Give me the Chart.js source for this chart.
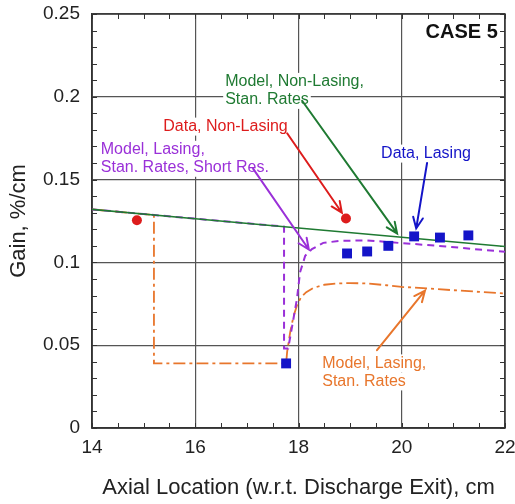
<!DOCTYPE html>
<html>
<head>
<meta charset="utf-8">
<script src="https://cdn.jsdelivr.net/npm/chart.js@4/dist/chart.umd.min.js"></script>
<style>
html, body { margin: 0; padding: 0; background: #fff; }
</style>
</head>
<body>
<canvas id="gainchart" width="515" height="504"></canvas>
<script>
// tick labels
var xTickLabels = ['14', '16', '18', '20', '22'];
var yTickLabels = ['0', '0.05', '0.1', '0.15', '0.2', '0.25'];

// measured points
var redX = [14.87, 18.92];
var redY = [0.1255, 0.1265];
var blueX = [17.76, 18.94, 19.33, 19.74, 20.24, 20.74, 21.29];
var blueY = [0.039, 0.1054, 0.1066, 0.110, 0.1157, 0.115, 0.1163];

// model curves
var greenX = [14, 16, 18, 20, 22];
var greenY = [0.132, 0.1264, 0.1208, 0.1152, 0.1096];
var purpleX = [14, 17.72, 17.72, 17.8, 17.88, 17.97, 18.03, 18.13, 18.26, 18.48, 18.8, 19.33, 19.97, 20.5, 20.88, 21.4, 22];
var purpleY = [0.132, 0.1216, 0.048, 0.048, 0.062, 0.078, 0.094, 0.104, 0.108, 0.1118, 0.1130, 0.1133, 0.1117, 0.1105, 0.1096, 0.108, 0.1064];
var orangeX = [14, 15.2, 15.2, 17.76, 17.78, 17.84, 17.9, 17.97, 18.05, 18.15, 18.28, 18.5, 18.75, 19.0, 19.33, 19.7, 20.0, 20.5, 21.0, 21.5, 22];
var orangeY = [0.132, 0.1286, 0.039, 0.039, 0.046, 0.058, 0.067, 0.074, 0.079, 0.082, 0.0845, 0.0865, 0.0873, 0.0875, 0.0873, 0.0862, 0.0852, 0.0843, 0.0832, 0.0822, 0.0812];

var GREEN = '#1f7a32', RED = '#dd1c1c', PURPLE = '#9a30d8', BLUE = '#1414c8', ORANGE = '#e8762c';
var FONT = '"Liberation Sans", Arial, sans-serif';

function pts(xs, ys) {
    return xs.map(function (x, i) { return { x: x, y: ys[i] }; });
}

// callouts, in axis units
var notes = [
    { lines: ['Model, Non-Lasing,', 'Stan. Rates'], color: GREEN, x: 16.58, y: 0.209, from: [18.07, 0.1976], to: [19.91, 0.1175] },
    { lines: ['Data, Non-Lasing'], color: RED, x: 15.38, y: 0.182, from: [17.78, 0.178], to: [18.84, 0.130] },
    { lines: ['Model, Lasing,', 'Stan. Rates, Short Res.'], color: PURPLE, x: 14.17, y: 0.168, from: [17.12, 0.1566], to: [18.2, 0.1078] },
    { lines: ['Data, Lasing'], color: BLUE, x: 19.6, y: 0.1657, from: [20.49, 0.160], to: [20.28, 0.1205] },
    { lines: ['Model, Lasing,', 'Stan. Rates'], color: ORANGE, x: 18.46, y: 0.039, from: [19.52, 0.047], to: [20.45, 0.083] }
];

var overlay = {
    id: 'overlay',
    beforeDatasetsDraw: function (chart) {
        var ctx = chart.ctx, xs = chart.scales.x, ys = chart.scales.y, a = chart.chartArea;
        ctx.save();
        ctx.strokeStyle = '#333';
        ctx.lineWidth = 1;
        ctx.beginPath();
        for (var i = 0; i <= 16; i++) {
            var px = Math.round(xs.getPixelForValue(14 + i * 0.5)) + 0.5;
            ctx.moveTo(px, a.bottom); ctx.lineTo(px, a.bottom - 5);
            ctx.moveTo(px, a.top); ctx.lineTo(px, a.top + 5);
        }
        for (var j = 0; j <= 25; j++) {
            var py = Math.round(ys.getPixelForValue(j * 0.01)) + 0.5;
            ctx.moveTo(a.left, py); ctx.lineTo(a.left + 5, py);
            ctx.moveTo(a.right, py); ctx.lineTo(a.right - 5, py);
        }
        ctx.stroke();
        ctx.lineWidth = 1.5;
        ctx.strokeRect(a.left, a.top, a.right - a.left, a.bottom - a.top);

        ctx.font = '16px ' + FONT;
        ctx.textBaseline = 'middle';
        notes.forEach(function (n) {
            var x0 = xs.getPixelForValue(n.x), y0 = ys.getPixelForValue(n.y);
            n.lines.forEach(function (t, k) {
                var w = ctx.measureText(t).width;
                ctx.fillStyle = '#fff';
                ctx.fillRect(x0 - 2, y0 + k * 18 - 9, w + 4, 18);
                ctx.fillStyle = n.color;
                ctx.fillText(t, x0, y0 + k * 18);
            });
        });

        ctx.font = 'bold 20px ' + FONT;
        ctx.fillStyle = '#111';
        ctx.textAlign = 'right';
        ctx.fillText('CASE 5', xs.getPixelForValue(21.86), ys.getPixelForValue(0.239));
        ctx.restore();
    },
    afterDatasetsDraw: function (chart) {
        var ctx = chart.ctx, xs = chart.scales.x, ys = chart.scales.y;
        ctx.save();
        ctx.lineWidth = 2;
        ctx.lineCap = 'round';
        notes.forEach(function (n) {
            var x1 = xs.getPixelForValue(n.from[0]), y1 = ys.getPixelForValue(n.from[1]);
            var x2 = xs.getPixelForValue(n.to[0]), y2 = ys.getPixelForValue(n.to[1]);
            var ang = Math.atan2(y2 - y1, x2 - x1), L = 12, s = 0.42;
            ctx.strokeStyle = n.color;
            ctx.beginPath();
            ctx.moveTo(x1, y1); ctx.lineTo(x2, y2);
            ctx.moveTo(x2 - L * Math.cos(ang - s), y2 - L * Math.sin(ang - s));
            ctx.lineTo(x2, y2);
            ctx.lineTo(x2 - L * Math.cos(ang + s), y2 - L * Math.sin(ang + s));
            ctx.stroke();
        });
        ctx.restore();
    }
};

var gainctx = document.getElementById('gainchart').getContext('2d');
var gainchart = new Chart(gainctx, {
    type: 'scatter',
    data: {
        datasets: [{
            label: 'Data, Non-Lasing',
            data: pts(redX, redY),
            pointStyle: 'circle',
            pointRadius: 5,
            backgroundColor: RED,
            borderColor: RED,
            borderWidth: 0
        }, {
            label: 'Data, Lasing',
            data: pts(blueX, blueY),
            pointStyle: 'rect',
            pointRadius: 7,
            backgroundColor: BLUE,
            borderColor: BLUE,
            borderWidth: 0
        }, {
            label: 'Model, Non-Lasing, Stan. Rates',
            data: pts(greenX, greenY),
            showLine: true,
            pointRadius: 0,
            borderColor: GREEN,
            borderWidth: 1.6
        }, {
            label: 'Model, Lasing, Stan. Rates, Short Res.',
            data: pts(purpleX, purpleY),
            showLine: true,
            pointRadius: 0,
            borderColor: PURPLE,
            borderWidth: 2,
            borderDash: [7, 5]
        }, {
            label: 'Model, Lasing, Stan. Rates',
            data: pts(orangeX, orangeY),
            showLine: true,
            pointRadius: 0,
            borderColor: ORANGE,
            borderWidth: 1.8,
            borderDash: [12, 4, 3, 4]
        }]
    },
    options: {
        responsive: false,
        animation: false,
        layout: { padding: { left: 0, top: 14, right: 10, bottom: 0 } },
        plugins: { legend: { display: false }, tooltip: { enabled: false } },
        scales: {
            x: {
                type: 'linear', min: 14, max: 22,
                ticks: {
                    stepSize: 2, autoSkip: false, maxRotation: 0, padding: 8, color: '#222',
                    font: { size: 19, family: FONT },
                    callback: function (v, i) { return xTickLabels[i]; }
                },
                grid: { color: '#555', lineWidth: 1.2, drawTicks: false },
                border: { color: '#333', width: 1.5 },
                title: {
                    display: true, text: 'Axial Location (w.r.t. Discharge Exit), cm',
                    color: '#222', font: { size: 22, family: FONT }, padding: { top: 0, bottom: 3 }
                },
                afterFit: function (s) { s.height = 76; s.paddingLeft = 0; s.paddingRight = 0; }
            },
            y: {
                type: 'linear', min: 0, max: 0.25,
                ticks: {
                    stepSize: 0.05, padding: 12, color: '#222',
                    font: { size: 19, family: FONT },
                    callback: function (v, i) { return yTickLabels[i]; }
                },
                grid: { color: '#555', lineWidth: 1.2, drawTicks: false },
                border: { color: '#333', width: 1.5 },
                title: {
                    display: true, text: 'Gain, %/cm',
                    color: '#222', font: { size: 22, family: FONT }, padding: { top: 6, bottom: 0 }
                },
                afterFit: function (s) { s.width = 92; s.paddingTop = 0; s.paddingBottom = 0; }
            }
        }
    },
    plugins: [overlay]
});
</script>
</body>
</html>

:::::

**Stated task**
Repeat exactly and only the lines from the start of the data above through the line that holds "0.1157, 0.115, 0.1163];", inclusive. Pictures do not belong in the copy.

**Expected output**
Give me the Chart.js source for this chart.
<!DOCTYPE html>
<html>
<head>
<meta charset="utf-8">
<script src="https://cdn.jsdelivr.net/npm/chart.js@4/dist/chart.umd.min.js"></script>
<style>
html, body { margin: 0; padding: 0; background: #fff; }
</style>
</head>
<body>
<canvas id="gainchart" width="515" height="504"></canvas>
<script>
// tick labels
var xTickLabels = ['14', '16', '18', '20', '22'];
var yTickLabels = ['0', '0.05', '0.1', '0.15', '0.2', '0.25'];

// measured points
var redX = [14.87, 18.92];
var redY = [0.1255, 0.1265];
var blueX = [17.76, 18.94, 19.33, 19.74, 20.24, 20.74, 21.29];
var blueY = [0.039, 0.1054, 0.1066, 0.110, 0.1157, 0.115, 0.1163];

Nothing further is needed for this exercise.